Paul Cormier, CEO of Red Hat, and Jim Whitethurst, president of IBM.

The Red Hat Summit was supposed to be held in San Francisco this year, but instead took place online.

The open source company’s in-person events are grand affairs - the conference centre seems to be stained red as thousands of customers, partners, staff and the media flock to what must be the largest gathering of open source enthusiasts on the planet.

One benefit of holding the conference online is that more people can attend; 38 000 signed up for Red Hat Summit 2020 Virtual Experience, which took place from 28 to 29 April.

It fell to the company’s new CEO Paul Cormier, to kick the proceedings off from his home office near Boston, Massachusetts, this week. First, he spoke to Jim Whitehurst, the former CEO, who is now president of IBM and responsible for that company’s cloud and cognitive software organisation. He also oversaw the acquisition of Red Hat by IBM for $34 billion last year.

Whitehurst joined the company in 2007, and Cormier asked him what he thought the biggest change had been over the last 12 years. Without a doubt it had been the rise of open source software, Whitehurst said.

“Back then, we were trying to convince people that open source could be a viable alternative to traditional software, so that Linux could replace Unix. I got a lot of questions around whether it’s secure and reliable. If you look at where we’ve come from…it’s the default choice now. That change has been amazing.”

Red Hat had less than 2 000 people when he joined, and now employs over 15 000. Now, he said, almost every large enterprise isn’t just using open source technologies in their stacks, they’re also thinking about how to implement the ‘open source way’, such as Agile, or DevOps methodologies.

“(They’re using open source) not just in how they develop software, but how they run their businesses. People have learned that if they’re going to innovate, it requires a different way of working.”

Whitehurst said the biggest topic on IBM customers’ mind is innovation.

“How do you innovate? We went from a world where value creation was much more about how you executed or made things of higher quality, or cheaper. And now value creation is more about growth - how you invent new things, or how you create whole new markets that didn’t exist before.
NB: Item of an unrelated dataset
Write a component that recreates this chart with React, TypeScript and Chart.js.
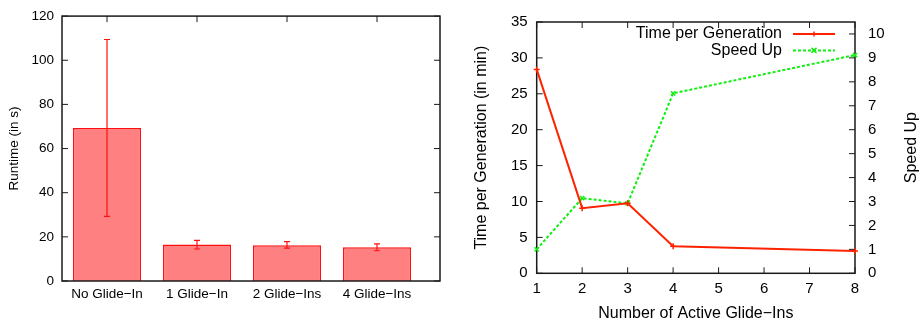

How do you invent new ways to interact with your customers?”

As for the future of Red Hat within IBM, and whether it could continue to operate with any degree of autonomy, Whitehurst said the two companies had shared a vision of hybrid cloud long before Red Hat was acquired. While the larger company can help to scale the adoption of hybrid cloud, it also competes with partners in the open source ecosystem.

“Red Hat has to stand alone so that it can work with competitors of IBM to ensure that the platform is neutral and available to anyone.

“It’s critical to ensure that the industry has a horizontal platform, and IBM supports that but recognises we have to leave Red Hat separate to ensure its success.”

The summits are a chance for Red Hatters, as they’re known, to dress up and show their allegiance to the company. Many wear red fedoras, a nod to the company’s Linux distribution project. Others wear crimson dresses, or red shoes. Whitehurst usually wears a stylish shirt of the palest pink to the summits, but this year – in a perhaps symbolic move – he chose a shirt in a shade of blue, a shade not too far from that of the logo of his new company. He did however include a red fedora within eyeshot of his camera’s lens.